Firmando i decreti, il ministro Cingolani quindi non ha ritenuto di applicare la norma che prevede per l’appunto la sospensione sia dei procedimenti amministrativi, ivi inclusi quelli di valutazione di impatto ambientale, relativi al conferimento di nuovi permessi di prospezione o di ricerca di idrocarburi liquidi e gassosi, sia dei permessi già in essere, con conseguente interruzione delle relative attività.
In alcune interviste rilasciate alla stampa il ministro ha incautamente dichiarato che si sarebbe trattato, in entrambi i casi, di atti dovuti («Non posso fare operazioni non corrette, se un atto è pronto devo andare avanti o commetto omissione di atti d'ufficio»).
Le cose non stanno affatto così. La legge prevede che fino all'adozione del Piano il ministro non possa firmare alcunché che riguardi i permessi di ricerca in quanto gli stessi sono sospesi per legge.
Legittimi?
È sufficiente scorrere gli ultimi Bollettini Ufficiali degli Idrocarburi e delle Georisorse (Buig) per apprendere invece che nelle more dell’adozione del Pitesai, il Direttore Generale del Mite ha firmato legittimamente altri atti come, ad esempio, decreti di proroga di vigenza di concessioni scadute o di riduzione delle aree o di variazione dei programmi di lavori delle concessioni in essere. In quei casi sì – ma si tratta di concessioni e non di permessi di ricerca-, non firmare avrebbe comportato l’omissione di atti d’ufficio. E di fatti, sul piano giuridico, nessuno ha avuto da obiettare, anche se il meccanismo delle proroghe automatiche delle concessioni, di montiana memoria, costituisce pur sempre una aberrazione giuridica.
Nei casi di “Lince 1” e “Malerbina 1”, invece, il ricorso all’artificio dell’”atto dovuto” appare del tutto strumentale rispetto ad una precisa volontà politica propensa a favorire la ripresa delle attività di ricerca di idrocarburi, e così ferrea da non potersi celare dietro il paravento di finti tecnicismi.

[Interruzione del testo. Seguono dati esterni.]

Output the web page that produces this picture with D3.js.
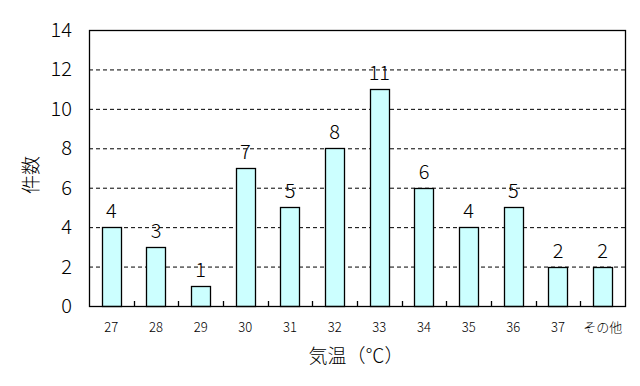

Le vicende legate al processo di scrittura del Pitesai, durato quasi due anni e mai portato a termine, ci avevano abituato a improvvisi cambi di marcia e di rotta, all’altalena governativa del “Sì-No-Forse” di Patuanelli, ma pur sempre all’interno di un quadro di caos disorganizzato e segnato dalla difficoltà di porre mano ad uno strumento di oggettiva e straordinaria complessità.
Cambio di passo
Con i due decreti Via di “Lince 1” e “Malerbina 1” siamo invece ad un “cambio di passo” – sì, proprio quello invocato dalle forze di maggioranza-: il potere esecutivo non tergiversa, non ricerca equilibrismi ma dispone senza ascoltare; ritiene di dover disapplicare la legge e lo fa, forte di un consenso parlamentare schiacciante che soffoca la dialettica democratica, riscrivendo le regole del gioco “in solitaria”, quasi certo di non incontrare alcuna opposizione nei territori che partecipano sempre meno alla costruzione dei processi e dei progetti.
Siamo alla vigilia di una fase di grandi trasformazioni e cambiamenti, che in molti auspicano possa svolgersi all’insegna di una profonda conversione. Ma non c’è conversione, trasformazione o transizione che possa reggere all’usura del tempo ed ai conflitti sociali che le trasformazioni portano in dote senza transitare per una fase di partecipazione consapevole alle scelte “dal basso”.
Imporre nuovi progetti fossili ai territori, collocandoli con un artifizio al di fuori della cornice giuridico-programmatica del Pitesai e di un confronto informato e consapevole, conduce inevitabilmente all’insuccesso.